The tension between aspiration and reality also shapes family dynamics. Many young Africans remain dependent on parental support well into their late twenties, with remittances, shared housing, and multigenerational living becoming normative. Even for those earning global or regional incomes, societal expectations regarding family obligations, funding siblings’ education, contributing to weddings, or supporting ageing relatives—mean that disposable income is often redirected toward collective survival rather than personal consumption. Aspirations are therefore individualised in expression but socially entangled in execution.
Despite these constraints, the generation is shaping a distinctive vision of modern African life. Urban landscapes, digital economies, and global connectivity allow Millennials and Gen Z to construct living standards that signal personal achievement, participation in global culture, and adherence to local social norms. Social media amplifies these lifestyles, making aspirational living a performative reality while also creating peer pressure that influences consumption, career choices, and mobility decisions. Living standards are thus both subjective and socially mediated, a hybrid of what young Africans earn, what they desire, and what their networks deem possible or aspirational.
In the end, understanding Gen Z and Millennial living standards in Africa requires recognising that aspiration and reality coexist in a dynamic tension.

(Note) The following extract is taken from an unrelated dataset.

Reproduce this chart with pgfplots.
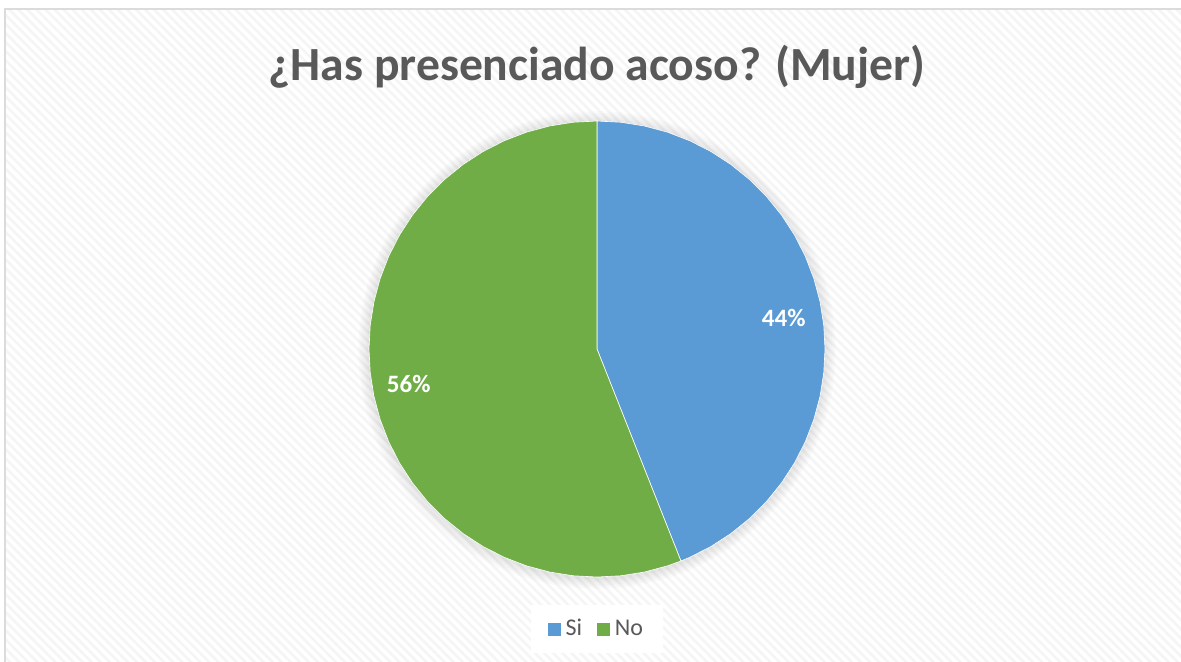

The generation aspires to more than survival; it aspires to visibility, agency, and participation in a globalised cultural and economic order. Reality imposes constraints, but technology, social networks, and urban ingenuity enable young Africans to stretch beyond them, crafting hybrid lifestyles that blend digital performance with practical resilience. Their story is one of ambition, adaptation, and negotiation—a portrait of a generation shaping modern African life on its own terms, one aspirational, lived, and shared experience at a time.